----- RECORDS SUPPLIED -----

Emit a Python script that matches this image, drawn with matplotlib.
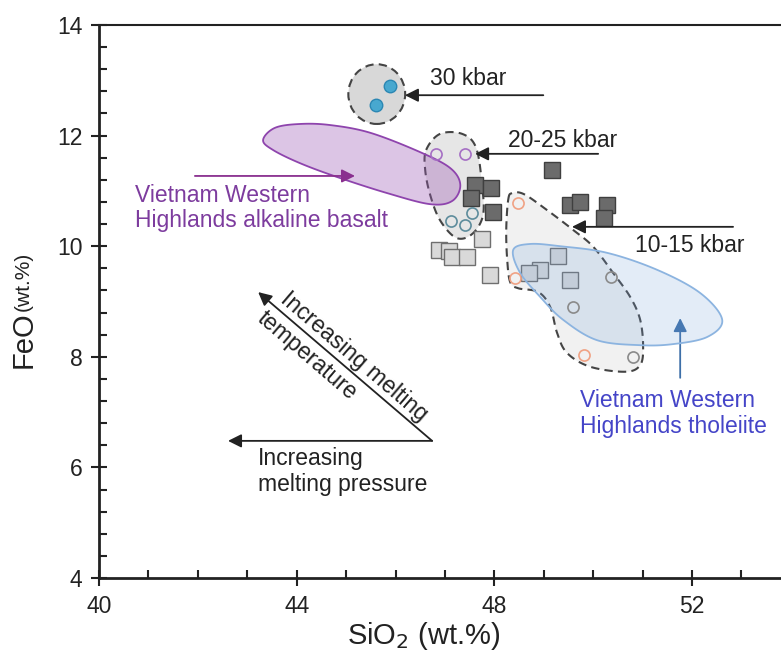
import numpy as np
import matplotlib.pyplot as plt
from matplotlib.patches import Polygon, Ellipse
from matplotlib.ticker import MultipleLocator

plt.rcParams['font.family'] = ['Liberation Sans', 'DejaVu Sans']

# --- sample data (SiO2, FeO in wt.%) ---
blue_sio2 = [45.89, 45.61]            # 30 kbar melts
blue_feo = [12.90, 12.55]
purple_sio2 = [46.82, 47.41]          # 20-25 kbar
purple_feo = [11.67, 11.67]
teal_sio2 = [47.13, 47.41, 47.55]
teal_feo = [10.46, 10.38, 10.60]
orange_sio2 = [48.48, 48.42, 49.82]   # 10-15 kbar
orange_feo = [10.78, 9.42, 8.03]
grey_sio2 = [50.36, 49.60, 50.81]
grey_feo = [9.44, 8.90, 8.00]

dark_sio2 = [47.61, 47.94, 47.53, 47.98, 49.17, 49.53, 49.74, 50.28, 50.22]
dark_feo = [11.11, 11.05, 10.87, 10.62, 11.38, 10.75, 10.80, 10.75, 10.51]
light_sio2 = [47.75, 46.88, 47.09, 47.15, 47.45, 47.91, 49.29, 48.93, 48.70, 49.53]
light_feo = [10.13, 9.93, 9.91, 9.80, 9.80, 9.48, 9.82, 9.57, 9.52, 9.39]

# field outlines
f2025_x = [46.62, 46.90, 47.35, 47.63, 47.75, 47.77, 47.55, 47.23, 46.90, 46.70, 46.60]
f2025_y = [11.74, 12.03, 12.03, 11.78, 11.11, 10.56, 10.22, 10.15, 10.47, 10.93, 11.38]
f1015_x = [48.28, 48.36, 48.60, 49.07, 49.60, 50.00, 50.40, 50.75, 50.95, 51.01, 50.95,
           50.65, 49.94, 49.47, 49.27, 49.13, 48.89, 48.48, 48.32, 48.26, 48.24]
f1015_y = [10.84, 10.96, 10.94, 10.65, 10.29, 9.99, 9.52, 9.08, 8.67, 8.18, 7.85,
           7.73, 7.82, 8.07, 8.43, 8.90, 9.17, 9.24, 9.35, 9.75, 10.29]
thol_x = [48.38, 48.72, 49.33, 50.28, 51.30, 52.17, 52.61, 52.31, 51.62, 50.95,
          50.08, 49.39, 48.93, 48.52]
thol_y = [9.93, 10.04, 10.00, 9.88, 9.57, 9.15, 8.67, 8.36, 8.23, 8.21,
          8.30, 8.67, 9.08, 9.52]
alk_x = [43.32, 43.56, 44.07, 44.68, 45.49, 46.50, 47.11, 47.31, 47.15, 46.70,
         45.83, 44.82, 44.07, 43.52]
alk_y = [11.92, 12.14, 12.21, 12.19, 12.05, 11.70, 11.41, 11.11, 10.82, 10.76,
         10.96, 11.25, 11.50, 11.74]


def smooth_closed(xs, ys, n=24):
    # closed Catmull-Rom curve through the outline points
    p = np.column_stack([xs, ys])
    k = len(p)
    t = np.linspace(0, 1, n, endpoint=False)[:, None]
    segs = []
    for i in range(k):
        p0, p1, p2, p3 = p[i - 1], p[i], p[(i + 1) % k], p[(i + 2) % k]
        segs.append(0.5 * (2 * p1 + (-p0 + p2) * t + (2 * p0 - 5 * p1 + 4 * p2 - p3) * t ** 2
                           + (-p0 + 3 * p1 - 3 * p2 + p3) * t ** 3))
    return np.vstack(segs)


fig = plt.figure(figsize=(7.81, 6.57), dpi=100)
ax = fig.add_axes([0.1268, 0.1202, 0.8732, 0.8418])

dash = (0, (4, 2.5))
ax.add_patch(Ellipse((45.62, 12.75), 1.15, 1.08, facecolor='#d8d8d8', edgecolor='#444444',
                     lw=1.5, ls=dash, zorder=1))
ax.add_patch(Polygon(smooth_closed(f2025_x, f2025_y), closed=True, facecolor='#e6e6e6',
                     edgecolor='#444444', lw=1.5, ls=dash, zorder=1))
ax.add_patch(Polygon(smooth_closed(f1015_x, f1015_y), closed=True, facecolor='#f1f1f1',
                     edgecolor='#444444', lw=1.5, ls=dash, zorder=1))

ax.add_patch(Polygon(smooth_closed(alk_x, alk_y), closed=True, facecolor=(0.61, 0.35, 0.71, 0.35),
                     edgecolor='#8e44ad', lw=1.3, zorder=2))

ax.plot(dark_sio2, dark_feo, 's', ms=11, mfc='#6b6b6b', mec='#3f3f3f', mew=1, zorder=3)
ax.plot(light_sio2, light_feo, 's', ms=11, mfc='#d9d9d9', mec='#6f6f6f', mew=1, zorder=3)

ax.add_patch(Polygon(smooth_closed(thol_x, thol_y), closed=True, facecolor=(0.45, 0.63, 0.86, 0.2),
                     edgecolor='#8cb4e0', lw=1.3, zorder=4))

ax.plot(blue_sio2, blue_feo, 'o', ms=9, mfc='#48a8cf', mec='#2b87b3', mew=1, zorder=5)
ax.plot(purple_sio2, purple_feo, 'o', ms=8, mfc='none', mec='#a56fc4', mew=1.2, zorder=5)
ax.plot(teal_sio2, teal_feo, 'o', ms=8, mfc='none', mec='#5d8c9c', mew=1.2, zorder=5)
ax.plot(orange_sio2, orange_feo, 'o', ms=8, mfc='none', mec='#f0a284', mew=1.2, zorder=5)
ax.plot(grey_sio2, grey_feo, 'o', ms=8, mfc='none', mec='#8a8a8a', mew=1.2, zorder=5)

arrow = dict(arrowstyle='-|>', mutation_scale=20, lw=1.3, color='#222222', shrinkA=0, shrinkB=0)
ax.annotate('', xy=(46.19, 12.73), xytext=(48.99, 12.73), arrowprops=arrow, zorder=6)
ax.annotate('', xy=(47.61, 11.67), xytext=(50.10, 11.67), arrowprops=arrow, zorder=6)
ax.annotate('', xy=(49.57, 10.35), xytext=(52.83, 10.35), arrowprops=arrow, zorder=6)
ax.annotate('', xy=(42.61, 6.48), xytext=(46.74, 6.48), arrowprops=arrow)
ax.annotate('', xy=(43.22, 9.17), xytext=(46.74, 6.48), arrowprops=arrow)
ax.annotate('', xy=(45.18, 11.27), xytext=(41.94, 11.27),
            arrowprops=dict(arrow, color='#8a2f8f'))
ax.annotate('', xy=(51.76, 8.70), xytext=(51.76, 7.62),
            arrowprops=dict(arrow, color='#3d6fa8'))

fs = 16.5
ax.text(46.70, 13.04, '30 kbar', fontsize=fs, color='#222222', va='center')
ax.text(48.28, 11.92, '20-25 kbar', fontsize=fs, color='#222222', va='center')
ax.text(50.85, 10.02, '10-15 kbar', fontsize=fs, color='#222222', va='center')
ax.text(40.73, 10.69, 'Vietnam Western\nHighlands alkaline basalt', fontsize=fs,
        color='#7d3c9e', va='center', linespacing=1.15)
ax.text(49.74, 6.97, 'Vietnam Western\nHighlands tholeiite', fontsize=fs,
        color='#4545c8', va='center', linespacing=1.15)
ax.text(43.22, 5.93, 'Increasing\nmelting pressure', fontsize=fs, color='#222222',
        va='center', linespacing=1.15)
ax.text(45.16, 8.00, 'Increasing melting', fontsize=fs, color='#222222', ha='center',
        va='center', rotation=-40.6, rotation_mode='anchor')
ax.text(44.20, 8.02, 'temperature', fontsize=fs, color='#222222', ha='center',
        va='center', rotation=-40.6, rotation_mode='anchor')

ax.set_xlim(40, 53.8)
ax.set_ylim(4, 14)
ax.set_xticks([40, 44, 48, 52])
ax.set_yticks([4, 6, 8, 10, 12, 14])
ax.xaxis.set_minor_locator(MultipleLocator(1))
ax.yaxis.set_minor_locator(MultipleLocator(0.4))
ax.tick_params(which='major', direction='inout', length=12, width=1.5, labelsize=16.5,
               colors='#222222', pad=6)
ax.tick_params(which='minor', direction='in', length=6, width=1.5, colors='#222222')
ax.spines['right'].set_visible(False)
for s in ['left', 'bottom', 'top']:
    ax.spines[s].set_linewidth(2)
    ax.spines[s].set_color('#222222')
ax.spines['top'].set_linewidth(1.5)

fig.text(0.542, 0.032, 'SiO$_2$ (wt.%)', fontsize=21, color='#222222', ha='center', va='center')
fig.text(0.03, 0.483, 'FeO', fontsize=21, color='#222222', rotation=90, ha='center', va='center')
fig.text(0.03, 0.572, '(wt.%)', fontsize=15, color='#222222', rotation=90, ha='center', va='center')

fig.savefig('out.png', dpi=100)
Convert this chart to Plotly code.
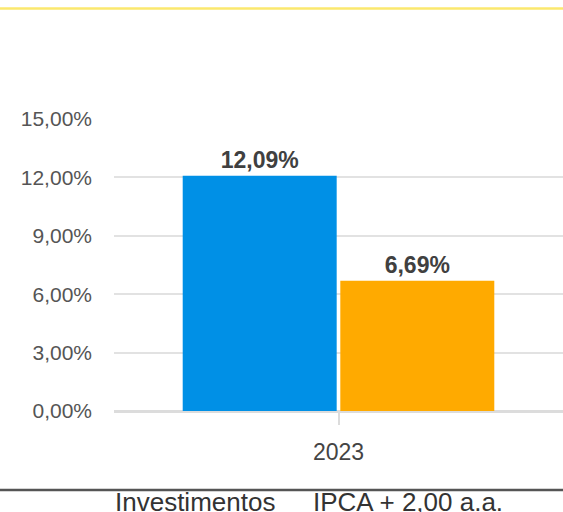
import plotly.graph_objects as go

# ---- data ----
categories = ["2023"]
series_names = ["Investimentos", "IPCA + 2,00 a.a."]
investimentos = [12.09]
ipca = [6.69]
series_colors = ["#0090e6", "#ffaa00"]
y_ticks = [0, 3, 6, 9, 12, 15]
y_tick_labels = ["0,00%", "3,00%", "6,00%", "9,00%", "12,00%", "15,00%"]

W, H = 563, 512
L, R, T, B = 114, 0, 119, 101
plot_h = H - T - B


def py(pix):
    """pixel y (from top) -> paper y"""
    return (H - B - pix) / plot_h


FONT = "Arial, Liberation Sans, sans-serif"

fig = go.Figure()
for name, vals, col in zip(series_names, [investimentos, ipca], series_colors):
    fig.add_trace(go.Bar(
        x=categories, y=vals, name=name,
        marker=dict(color=col, line=dict(width=0)),
        texttemplate="%{y:.2f}%", textposition="outside",
        textfont=dict(family=FONT, size=23, color="#404040", weight="bold"),
        cliponaxis=False,
        showlegend=False,
    ))

fig.update_layout(
    width=W, height=H,
    margin=dict(l=L, r=R, t=T, b=B),
    paper_bgcolor="white", plot_bgcolor="white",
    separators=",.",
    barmode="group", bargap=0.298, bargroupgap=0.023,
    font=dict(family=FONT),
)
fig.update_yaxes(
    range=[0, 15], tickmode="array", tickvals=y_ticks, ticktext=y_tick_labels,
    showgrid=True, gridcolor="#e2e2e2", gridwidth=2,
    zeroline=True, zerolinecolor="#dcdcdc", zerolinewidth=3,
    tickfont=dict(family=FONT, size=21, color="#555555"),
    ticks="", ticklabelstandoff=21, showline=False,
)
fig.update_xaxes(
    type="category", showgrid=False,
    ticks="outside", ticklen=13, tickwidth=2, tickcolor="#dcdcdc",
    tickfont=dict(family=FONT, size=23, color="#444444"),
    ticklabelstandoff=7,
    showline=False,
)

# decorative lines
fig.add_shape(type="line", xref="paper", yref="paper",
              x0=-L / (W - L - R), x1=1, y0=py(8.5), y1=py(8.5),
              line=dict(color="#fbe86e", width=2.5))
fig.add_shape(type="line", xref="paper", yref="paper",
              x0=-L / (W - L - R), x1=1, y0=py(490), y1=py(490),
              line=dict(color="#555555", width=2.5))

# legend texts
legend_x_px = [114, 312]
for name, xp in zip(series_names, legend_x_px):
    fig.add_annotation(
        text=name, xref="paper", yref="paper",
        x=(xp - L) / (W - L - R), y=py(486),
        xanchor="left", yanchor="top", showarrow=False,
        font=dict(family=FONT, size=26, color="#333333"),
        borderpad=0,
    )

fig.write_html("out.html")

-----

## [STATED PROBLEM]
Output exactly the span of lines from the top of the listing through the line holding "9.57, 9.52, 9.39]", and leave every picture out.

## [RESULT OF THIS TASK]
Emit a Python script that matches this image, drawn with matplotlib.
import numpy as np
import matplotlib.pyplot as plt
from matplotlib.patches import Polygon, Ellipse
from matplotlib.ticker import MultipleLocator

plt.rcParams['font.family'] = ['Liberation Sans', 'DejaVu Sans']

# --- sample data (SiO2, FeO in wt.%) ---
blue_sio2 = [45.89, 45.61]            # 30 kbar melts
blue_feo = [12.90, 12.55]
purple_sio2 = [46.82, 47.41]          # 20-25 kbar
purple_feo = [11.67, 11.67]
teal_sio2 = [47.13, 47.41, 47.55]
teal_feo = [10.46, 10.38, 10.60]
orange_sio2 = [48.48, 48.42, 49.82]   # 10-15 kbar
orange_feo = [10.78, 9.42, 8.03]
grey_sio2 = [50.36, 49.60, 50.81]
grey_feo = [9.44, 8.90, 8.00]

dark_sio2 = [47.61, 47.94, 47.53, 47.98, 49.17, 49.53, 49.74, 50.28, 50.22]
dark_feo = [11.11, 11.05, 10.87, 10.62, 11.38, 10.75, 10.80, 10.75, 10.51]
light_sio2 = [47.75, 46.88, 47.09, 47.15, 47.45, 47.91, 49.29, 48.93, 48.70, 49.53]
light_feo = [10.13, 9.93, 9.91, 9.80, 9.80, 9.48, 9.82, 9.57, 9.52, 9.39]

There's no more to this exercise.